Together with the staggering growth in the ability to read and write, to learn about the world at large, the ability to move from old homes for work and leisure and yet keep in touch with kith and kin and befriend strangers can be termed, without hesitation, as unprecedented in India’s history.
In short, what this means is that old class, caste, gender and status hierarchies are being rent asunder. Old social norms are being stretched to breaking point; old social forms no longer suffice to hold the new. This is a classic case of what sociologists call secularisation -- the breaking of traditional structures, which bind individuals to their communities, the undermining of old religious practices, the moral code for living profane life. But secularisation on steroids!

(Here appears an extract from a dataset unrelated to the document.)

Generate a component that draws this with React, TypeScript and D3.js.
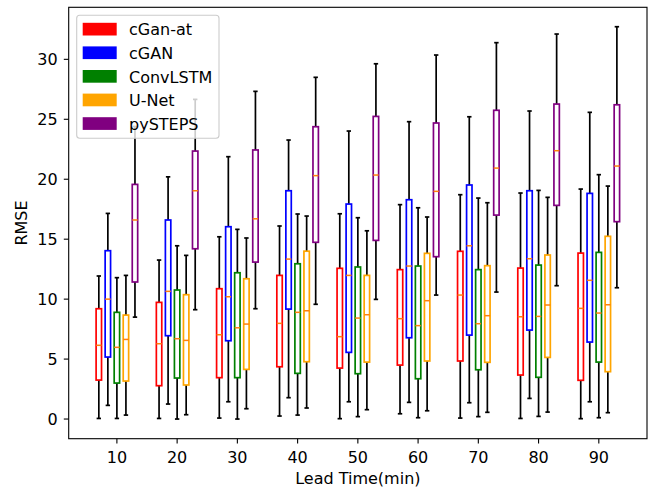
import React from "react";
import * as d3 from "d3";

// lead times (min)
const leadTimes = [10, 20, 30, 40, 50, 60, 70, 80, 90];
const models = ["cGan-at", "cGAN", "ConvLSTM", "U-Net", "pySTEPS"];
const colors = ["red", "blue", "green", "orange", "purple"];
const offsets = [-3, -1.5, 0, 1.5, 3];

// each row: [whiskerLow, q1, median, q3, whiskerHigh]
const cGanAt = [
  [0.05, 3.25, 6.15, 9.2, 11.93],
  [0.05, 2.78, 6.28, 9.73, 13.26],
  [0.08, 3.45, 7.03, 10.87, 15.2],
  [0.25, 4.36, 7.98, 11.98, 16.1],
  [0.03, 4.25, 6.87, 12.57, 17.12],
  [0.44, 4.5, 8.37, 12.46, 17.88],
  [0.08, 4.84, 10.34, 13.99, 18.71],
  [0.05, 3.67, 8.53, 12.59, 18.85],
  [0.03, 3.23, 9.23, 13.84, 19.18],
];
const cGAN = [
  [1.14, 5.17, 10.0, 14.04, 17.15],
  [1.25, 6.95, 10.65, 16.6, 20.2],
  [1.44, 6.53, 10.2, 16.04, 21.88],
  [1.78, 9.17, 13.34, 19.04, 23.27],
  [1.44, 5.56, 11.98, 17.93, 24.02],
  [1.39, 6.78, 12.76, 18.29, 24.8],
  [1.36, 7.0, 14.45, 19.52, 25.21],
  [1.72, 7.42, 13.37, 19.04, 25.69],
  [1.44, 6.42, 11.57, 18.82, 25.58],
];
const convLSTM = [
  [0.05, 3.0, 5.98, 8.9, 11.79],
  [0.0, 3.42, 6.7, 10.76, 14.45],
  [0.0, 3.45, 7.61, 12.2, 15.82],
  [0.33, 3.81, 8.9, 12.95, 17.1],
  [0.2, 3.78, 8.42, 12.68, 16.79],
  [0.11, 3.36, 7.79, 12.76, 17.62],
  [0.2, 4.11, 7.95, 12.46, 18.43],
  [0.22, 3.48, 8.56, 12.84, 19.07],
  [0.11, 4.75, 8.84, 13.9, 20.38],
];
const uNet = [
  [0.33, 3.17, 6.64, 8.67, 11.98],
  [0.36, 2.84, 6.56, 10.37, 13.65],
  [0.86, 4.14, 7.92, 11.7, 15.1],
  [0.92, 4.78, 9.03, 14.0, 16.93],
  [0.78, 4.75, 8.7, 11.98, 15.7],
  [0.69, 4.84, 9.87, 13.82, 16.85],
  [0.56, 4.73, 8.62, 12.79, 18.04],
  [0.58, 5.14, 9.51, 13.68, 18.49],
  [0.53, 3.95, 9.53, 15.24, 19.43],
];
const pySTEPS = [
  [8.5, 11.43, 16.6, 19.57, 24.4],
  [9.12, 14.2, 19.04, 22.35, 26.66],
  [9.2, 13.09, 16.7, 22.44, 27.33],
  [9.57, 14.74, 20.3, 24.38, 28.5],
  [9.98, 14.9, 20.35, 25.24, 29.63],
  [10.34, 13.54, 18.99, 24.69, 30.36],
  [10.59, 17.01, 20.93, 25.75, 31.39],
  [11.12, 17.82, 22.38, 26.27, 32.11],
  [10.95, 16.46, 21.1, 26.21, 32.72],
];
const series = [cGanAt, cGAN, convLSTM, uNet, pySTEPS];

const yTicks = [0, 5, 10, 15, 20, 25, 30];

const width = 654;
const height = 490;
const margin = { top: 7.3, right: 7, bottom: 51.3, left: 68.7 };
const font = "DejaVu Sans, sans-serif";
const fs = 16;
const boxW = 0.9;

export default function App() {
  const x = d3
    .scaleLinear()
    .domain([2, 98])
    .range([margin.left, width - margin.right]);
  const y = d3
    .scaleLinear()
    .domain([-1.64, 34.34])
    .range([height - margin.bottom, margin.top]);
  const bw = x(boxW) - x(0);
  const capW = bw / 2;
  const x0 = margin.left;
  const x1 = width - margin.right;
  const y0 = height - margin.bottom;
  const y1 = margin.top;

  var boxes: any[] = [];
  series.forEach((rows, si) => {
    rows.forEach((d, i) => {
      const cx = x(leadTimes[i] + offsets[si]);
      const [lo, q1, med, q3, hi] = d;
      boxes.push(
        <g key={`${si}-${i}`}>
          <line x1={cx} x2={cx} y1={y(q1)} y2={y(lo)} stroke="black" strokeWidth={1.7} />
          <line x1={cx} x2={cx} y1={y(q3)} y2={y(hi)} stroke="black" strokeWidth={1.7} />
          <line x1={cx - capW / 2} x2={cx + capW / 2} y1={y(lo)} y2={y(lo)} stroke="black" strokeWidth={1.7} strokeLinecap="square" />
          <line x1={cx - capW / 2} x2={cx + capW / 2} y1={y(hi)} y2={y(hi)} stroke="black" strokeWidth={1.7} strokeLinecap="square" />
          <rect x={cx - bw / 2} y={y(q3)} width={bw} height={y(q1) - y(q3)} fill="white" stroke={colors[si]} strokeWidth={1.7} />
          <line x1={cx - bw / 2} x2={cx + bw / 2} y1={y(med)} y2={y(med)} stroke="#ff7f0e" strokeWidth={1.5} />
        </g>
      );
    });
  });

  // legend
  const lg = { x: 76.7, y: 15.3, w: 142.3, h: 123 };
  const rowH = 23.6;

  return (
    <div style={{ position: "absolute", left: 0, top: 0 }}>
      <svg width={width} height={height} style={{ display: "block", background: "white" }}>
        {boxes}
        {/* axes frame */}
        <rect x={x0} y={y1} width={x1 - x0} height={y0 - y1} fill="none" stroke="black" strokeWidth={1.1} />
        {leadTimes.map((t) => (
          <g key={"xt" + t}>
            <line x1={x(t)} x2={x(t)} y1={y0} y2={y0 + 4.9} stroke="black" strokeWidth={1.1} />
            <text x={x(t)} y={y0 + 24} textAnchor="middle" fontFamily={font} fontSize={fs} fill="black">
              {t}
            </text>
          </g>
        ))}
        {yTicks.map((t) => (
          <g key={"yt" + t}>
            <line x1={x0} x2={x0 - 4.9} y1={y(t)} y2={y(t)} stroke="black" strokeWidth={1.1} />
            <text x={x0 - 11} y={y(t) + 5.8} textAnchor="end" fontFamily={font} fontSize={fs} fill="black">
              {t}
            </text>
          </g>
        ))}
        <text x={(x0 + x1) / 2} y={484} textAnchor="middle" fontFamily={font} fontSize={fs} fill="black">
          Lead Time(min)
        </text>
        <text
          transform={`translate(27,${(y0 + y1) / 2}) rotate(-90)`}
          textAnchor="middle"
          fontFamily={font}
          fontSize={fs}
          fill="black"
        >
          RMSE
        </text>
        {/* legend */}
        <rect x={lg.x} y={lg.y} width={lg.w} height={lg.h} rx={3} fill="white" fillOpacity={0.8} stroke="#cccccc" strokeWidth={1.1} />
        {models.map((m, i) => (
          <g key={m}>
            <rect x={82.7} y={lg.y + 7.5 + i * rowH} width={34} height={12.7} fill={colors[i]} />
            <text x={129} y={lg.y + 20 + i * rowH} fontFamily={font} fontSize={fs} fill="black">
              {m}
            </text>
          </g>
        ))}
      </svg>
    </div>
  );
}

The old verities are gone. The old ways of living and working, of experiencing family comforts, of familiar geographies have disappeared or are fast vanishing. This is a brave new world for the neo-literate, the newly urbanised peasant, the woman who has broken out of gender roles, for the dalit who can ride a mare to his marriage.
The promises of justice, liberty, equality and fraternity made by India’s State and traditional political parties have come short of her expectations. The newspeak of illiberal ideologies now promise a new moral anchor; the violence of the mobs a safe harbour for the anger at having been left behind. There is no map of the deep currents that have risen to the surface, we all need to prepare for the coming storm.